- **Your objective**:
Images should be left out, and everything else in the listing reproduced exactly.

- **Data section**:
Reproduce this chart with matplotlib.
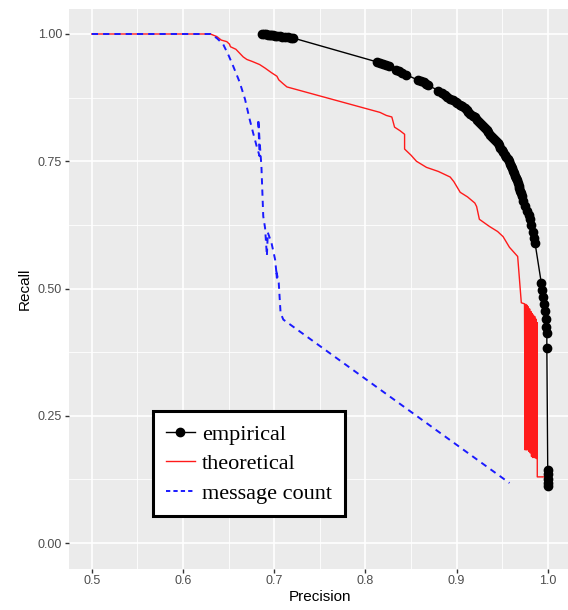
import numpy as np
import matplotlib
matplotlib.use("Agg")
import matplotlib.pyplot as plt
from matplotlib.lines import Line2D

# --- data ---
emp_prec = [0.687, 0.689, 0.691, 0.693, 0.695, 0.697, 0.699, 0.701, 0.703, 0.706,
            0.709, 0.712, 0.715, 0.718, 0.721,
            0.813, 0.816, 0.819, 0.823, 0.826, 0.834, 0.837, 0.840, 0.845,
            0.858, 0.861, 0.864, 0.867, 0.869,
            0.880, 0.884, 0.887, 0.890, 0.893, 0.896, 0.899, 0.901, 0.904, 0.906,
            0.909, 0.911, 0.913, 0.915, 0.918, 0.920, 0.922, 0.925, 0.927, 0.929,
            0.931, 0.933, 0.935, 0.937, 0.939, 0.941, 0.943, 0.945, 0.947, 0.948,
            0.950, 0.951, 0.953, 0.954, 0.956, 0.957, 0.959, 0.960, 0.961, 0.962,
            0.963, 0.964, 0.965, 0.966, 0.967, 0.968, 0.969, 0.970, 0.971, 0.972,
            0.973, 0.975, 0.977, 0.979, 0.981, 0.982, 0.984, 0.985, 0.986,
            0.993, 0.994, 0.995, 0.996, 0.997, 0.998, 0.998, 0.999, 0.999,
            1.000, 1.000, 1.000, 1.000, 1.000]
emp_rec = [1.000, 1.000, 1.000, 0.999, 0.999, 0.998, 0.998, 0.997, 0.997, 0.996,
           0.995, 0.995, 0.994, 0.993, 0.992,
           0.945, 0.943, 0.942, 0.939, 0.937, 0.929, 0.927, 0.924, 0.920,
           0.909, 0.907, 0.905, 0.902, 0.899,
           0.889, 0.884, 0.880, 0.876, 0.873, 0.870, 0.866, 0.864, 0.861, 0.858,
           0.854, 0.850, 0.847, 0.843, 0.839, 0.836, 0.832, 0.828, 0.824, 0.820,
           0.815, 0.811, 0.807, 0.802, 0.798, 0.794, 0.789, 0.785, 0.781, 0.776,
           0.772, 0.768, 0.763, 0.759, 0.754, 0.750, 0.745, 0.740, 0.736, 0.731,
           0.727, 0.722, 0.717, 0.713, 0.708, 0.702, 0.697, 0.692, 0.687, 0.682,
           0.672, 0.662, 0.653, 0.645, 0.636, 0.625, 0.612, 0.600, 0.590,
           0.510, 0.497, 0.484, 0.470, 0.455, 0.440, 0.425, 0.413, 0.384,
           0.144, 0.135, 0.126, 0.118, 0.112]

theo_prec = [0.500, 0.630, 0.637, 0.642, 0.648, 0.651, 0.652, 0.658, 0.666, 0.670,
             0.676, 0.684, 0.690, 0.697, 0.703, 0.705, 0.710, 0.714, 0.816, 0.823,
             0.829, 0.832, 0.838, 0.843, 0.843, 0.850, 0.856, 0.867, 0.880, 0.893,
             0.897, 0.904, 0.912, 0.920, 0.922, 0.925, 0.936, 0.945, 0.951, 0.958,
             0.967, 0.971,
             0.9745, 0.9752, 0.9759, 0.9766, 0.9773, 0.9780, 0.9787, 0.9794, 0.9801,
             0.9808, 0.9815, 0.9822, 0.9829, 0.9836, 0.9843, 0.9850, 0.9857, 0.9864,
             0.9871, 0.9878, 0.9885, 0.9885,
             0.997, 1.000, 1.000]
theo_rec = [1.000, 1.000, 0.995, 0.988, 0.985, 0.980, 0.975, 0.970, 0.955, 0.950,
            0.946, 0.940, 0.933, 0.924, 0.917, 0.910, 0.902, 0.896, 0.846, 0.840,
            0.837, 0.817, 0.810, 0.803, 0.774, 0.762, 0.750, 0.738, 0.730, 0.719,
            0.710, 0.689, 0.680, 0.668, 0.661, 0.636, 0.622, 0.612, 0.602, 0.581,
            0.563, 0.472,
            0.470, 0.183, 0.469, 0.183, 0.467, 0.183, 0.464, 0.180, 0.460,
            0.177, 0.455, 0.170, 0.451, 0.168, 0.448, 0.168, 0.445, 0.167,
            0.440, 0.166, 0.433, 0.130,
            0.130, 0.118, 0.112]

msg_prec = [0.500, 0.630, 0.637, 0.644, 0.650, 0.655, 0.662, 0.668, 0.673, 0.677,
            0.681, 0.684, 0.6825, 0.684, 0.686, 0.688, 0.690, 0.692, 0.693, 0.697,
            0.701, 0.703, 0.702, 0.705, 0.707, 0.710, 0.958]
msg_rec = [1.000, 1.000, 0.992, 0.980, 0.958, 0.937, 0.906, 0.872, 0.833, 0.805,
           0.778, 0.760, 0.833, 0.790, 0.740, 0.642, 0.619, 0.564, 0.610, 0.590,
           0.557, 0.521, 0.537, 0.511, 0.452, 0.439, 0.118]

x_ticks = [0.5, 0.6, 0.7, 0.8, 0.9, 1.0]
x_ticklabels = ["0.5", "0.6", "0.7", "0.8", "0.9", "1.0"]
y_ticks = [0.0, 0.25, 0.5, 0.75, 1.0]
y_ticklabels = ["0.00", "0.25", "0.50", "0.75", "1.00"]

### Figure

plt.rcParams['font.family'] = ['Liberation Sans', 'DejaVu Sans']

fig = plt.figure(figsize=(5.68, 6.10), dpi=100)
ax = fig.add_axes([0.1215, 0.068, 0.883, 0.918])
ax.set_facecolor('#EBEBEB')
for sp in ax.spines.values():
    sp.set_visible(False)

ax.set_xlim(0.475, 1.025)
ax.set_ylim(-0.05, 1.05)
ax.set_xticks(x_ticks)
ax.set_xticklabels(x_ticklabels)
ax.set_yticks(y_ticks)
ax.set_yticklabels(y_ticklabels)
ax.set_xticks([0.55, 0.65, 0.75, 0.85, 0.95], minor=True)
ax.set_yticks([0.125, 0.375, 0.625, 0.875], minor=True)
ax.tick_params(which='major', length=3, width=1, color='#333333',
               labelcolor='#4D4D4D', labelsize=9, pad=2)
ax.tick_params(which='minor', length=0)
ax.grid(which='major', color='white', linewidth=1.2)
ax.grid(which='minor', color='white', linewidth=0.6)
ax.set_axisbelow(True)

ax.plot(theo_prec, theo_rec, color='#FF1A1A', linewidth=1.0, zorder=3)
ax.plot(msg_prec, msg_rec, color='#1A1AFF', linewidth=1.4,
        linestyle=(0, (3.2, 2.6)), zorder=4)
ax.plot(emp_prec, emp_rec, color='black', linewidth=1.0, marker='o',
        markersize=6, zorder=5)

ax.set_xlabel('Precision', fontsize=11, labelpad=2)
ax.set_ylabel('Recall', fontsize=11, labelpad=4)

handles = [
    Line2D([], [], color='black', linewidth=1.0, marker='o', markersize=6),
    Line2D([], [], color='#FF1A1A', linewidth=1.0),
    Line2D([], [], color='#1A1AFF', linewidth=1.4, linestyle=(0, (2.2, 1.6))),
]
leg = ax.legend(handles, ['empirical', 'theoretical', 'message count'],
                loc='lower left', bbox_to_anchor=(0.167, 0.093),
                borderaxespad=0, fancybox=False, framealpha=1,
                edgecolor='black', facecolor='white',
                prop={'family': ['Liberation Serif'], 'size': 16},
                handlelength=1.3, handletextpad=0.35, labelspacing=0.4,
                borderpad=0.58)
leg.get_frame().set_linewidth(2.2)
leg.set_zorder(10)

fig.savefig('out.png', dpi=100)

- **Correct answer**:
Reproduce this chart with matplotlib.
import numpy as np
import matplotlib
matplotlib.use("Agg")
import matplotlib.pyplot as plt
from matplotlib.lines import Line2D

# --- data ---
emp_prec = [0.687, 0.689, 0.691, 0.693, 0.695, 0.697, 0.699, 0.701, 0.703, 0.706,
            0.709, 0.712, 0.715, 0.718, 0.721,
            0.813, 0.816, 0.819, 0.823, 0.826, 0.834, 0.837, 0.840, 0.845,
            0.858, 0.861, 0.864, 0.867, 0.869,
            0.880, 0.884, 0.887, 0.890, 0.893, 0.896, 0.899, 0.901, 0.904, 0.906,
            0.909, 0.911, 0.913, 0.915, 0.918, 0.920, 0.922, 0.925, 0.927, 0.929,
            0.931, 0.933, 0.935, 0.937, 0.939, 0.941, 0.943, 0.945, 0.947, 0.948,
            0.950, 0.951, 0.953, 0.954, 0.956, 0.957, 0.959, 0.960, 0.961, 0.962,
            0.963, 0.964, 0.965, 0.966, 0.967, 0.968, 0.969, 0.970, 0.971, 0.972,
            0.973, 0.975, 0.977, 0.979, 0.981, 0.982, 0.984, 0.985, 0.986,
            0.993, 0.994, 0.995, 0.996, 0.997, 0.998, 0.998, 0.999, 0.999,
            1.000, 1.000, 1.000, 1.000, 1.000]
emp_rec = [1.000, 1.000, 1.000, 0.999, 0.999, 0.998, 0.998, 0.997, 0.997, 0.996,
           0.995, 0.995, 0.994, 0.993, 0.992,
           0.945, 0.943, 0.942, 0.939, 0.937, 0.929, 0.927, 0.924, 0.920,
           0.909, 0.907, 0.905, 0.902, 0.899,
           0.889, 0.884, 0.880, 0.876, 0.873, 0.870, 0.866, 0.864, 0.861, 0.858,
           0.854, 0.850, 0.847, 0.843, 0.839, 0.836, 0.832, 0.828, 0.824, 0.820,
           0.815, 0.811, 0.807, 0.802, 0.798, 0.794, 0.789, 0.785, 0.781, 0.776,
           0.772, 0.768, 0.763, 0.759, 0.754, 0.750, 0.745, 0.740, 0.736, 0.731,
           0.727, 0.722, 0.717, 0.713, 0.708, 0.702, 0.697, 0.692, 0.687, 0.682,
           0.672, 0.662, 0.653, 0.645, 0.636, 0.625, 0.612, 0.600, 0.590,
           0.510, 0.497, 0.484, 0.470, 0.455, 0.440, 0.425, 0.413, 0.384,
           0.144, 0.135, 0.126, 0.118, 0.112]

theo_prec = [0.500, 0.630, 0.637, 0.642, 0.648, 0.651, 0.652, 0.658, 0.666, 0.670,
             0.676, 0.684, 0.690, 0.697, 0.703, 0.705, 0.710, 0.714, 0.816, 0.823,
             0.829, 0.832, 0.838, 0.843, 0.843, 0.850, 0.856, 0.867, 0.880, 0.893,
             0.897, 0.904, 0.912, 0.920, 0.922, 0.925, 0.936, 0.945, 0.951, 0.958,
             0.967, 0.971,
             0.9745, 0.9752, 0.9759, 0.9766, 0.9773, 0.9780, 0.9787, 0.9794, 0.9801,
             0.9808, 0.9815, 0.9822, 0.9829, 0.9836, 0.9843, 0.9850, 0.9857, 0.9864,
             0.9871, 0.9878, 0.9885, 0.9885,
             0.997, 1.000, 1.000]
theo_rec = [1.000, 1.000, 0.995, 0.988, 0.985, 0.980, 0.975, 0.970, 0.955, 0.950,
            0.946, 0.940, 0.933, 0.924, 0.917, 0.910, 0.902, 0.896, 0.846, 0.840,
            0.837, 0.817, 0.810, 0.803, 0.774, 0.762, 0.750, 0.738, 0.730, 0.719,
            0.710, 0.689, 0.680, 0.668, 0.661, 0.636, 0.622, 0.612, 0.602, 0.581,
            0.563, 0.472,
            0.470, 0.183, 0.469, 0.183, 0.467, 0.183, 0.464, 0.180, 0.460,
            0.177, 0.455, 0.170, 0.451, 0.168, 0.448, 0.168, 0.445, 0.167,
            0.440, 0.166, 0.433, 0.130,
            0.130, 0.118, 0.112]

msg_prec = [0.500, 0.630, 0.637, 0.644, 0.650, 0.655, 0.662, 0.668, 0.673, 0.677,
            0.681, 0.684, 0.6825, 0.684, 0.686, 0.688, 0.690, 0.692, 0.693, 0.697,
            0.701, 0.703, 0.702, 0.705, 0.707, 0.710, 0.958]
msg_rec = [1.000, 1.000, 0.992, 0.980, 0.958, 0.937, 0.906, 0.872, 0.833, 0.805,
           0.778, 0.760, 0.833, 0.790, 0.740, 0.642, 0.619, 0.564, 0.610, 0.590,
           0.557, 0.521, 0.537, 0.511, 0.452, 0.439, 0.118]

x_ticks = [0.5, 0.6, 0.7, 0.8, 0.9, 1.0]
x_ticklabels = ["0.5", "0.6", "0.7", "0.8", "0.9", "1.0"]
y_ticks = [0.0, 0.25, 0.5, 0.75, 1.0]
y_ticklabels = ["0.00", "0.25", "0.50", "0.75", "1.00"]

### Figure

plt.rcParams['font.family'] = ['Liberation Sans', 'DejaVu Sans']

fig = plt.figure(figsize=(5.68, 6.10), dpi=100)
ax = fig.add_axes([0.1215, 0.068, 0.883, 0.918])
ax.set_facecolor('#EBEBEB')
for sp in ax.spines.values():
    sp.set_visible(False)

ax.set_xlim(0.475, 1.025)
ax.set_ylim(-0.05, 1.05)
ax.set_xticks(x_ticks)
ax.set_xticklabels(x_ticklabels)
ax.set_yticks(y_ticks)
ax.set_yticklabels(y_ticklabels)
ax.set_xticks([0.55, 0.65, 0.75, 0.85, 0.95], minor=True)
ax.set_yticks([0.125, 0.375, 0.625, 0.875], minor=True)
ax.tick_params(which='major', length=3, width=1, color='#333333',
               labelcolor='#4D4D4D', labelsize=9, pad=2)
ax.tick_params(which='minor', length=0)
ax.grid(which='major', color='white', linewidth=1.2)
ax.grid(which='minor', color='white', linewidth=0.6)
ax.set_axisbelow(True)

ax.plot(theo_prec, theo_rec, color='#FF1A1A', linewidth=1.0, zorder=3)
ax.plot(msg_prec, msg_rec, color='#1A1AFF', linewidth=1.4,
        linestyle=(0, (3.2, 2.6)), zorder=4)
ax.plot(emp_prec, emp_rec, color='black', linewidth=1.0, marker='o',
        markersize=6, zorder=5)

ax.set_xlabel('Precision', fontsize=11, labelpad=2)
ax.set_ylabel('Recall', fontsize=11, labelpad=4)

handles = [
    Line2D([], [], color='black', linewidth=1.0, marker='o', markersize=6),
    Line2D([], [], color='#FF1A1A', linewidth=1.0),
    Line2D([], [], color='#1A1AFF', linewidth=1.4, linestyle=(0, (2.2, 1.6))),
]
leg = ax.legend(handles, ['empirical', 'theoretical', 'message count'],
                loc='lower left', bbox_to_anchor=(0.167, 0.093),
                borderaxespad=0, fancybox=False, framealpha=1,
                edgecolor='black', facecolor='white',
                prop={'family': ['Liberation Serif'], 'size': 16},
                handlelength=1.3, handletextpad=0.35, labelspacing=0.4,
                borderpad=0.58)
leg.get_frame().set_linewidth(2.2)
leg.set_zorder(10)

fig.savefig('out.png', dpi=100)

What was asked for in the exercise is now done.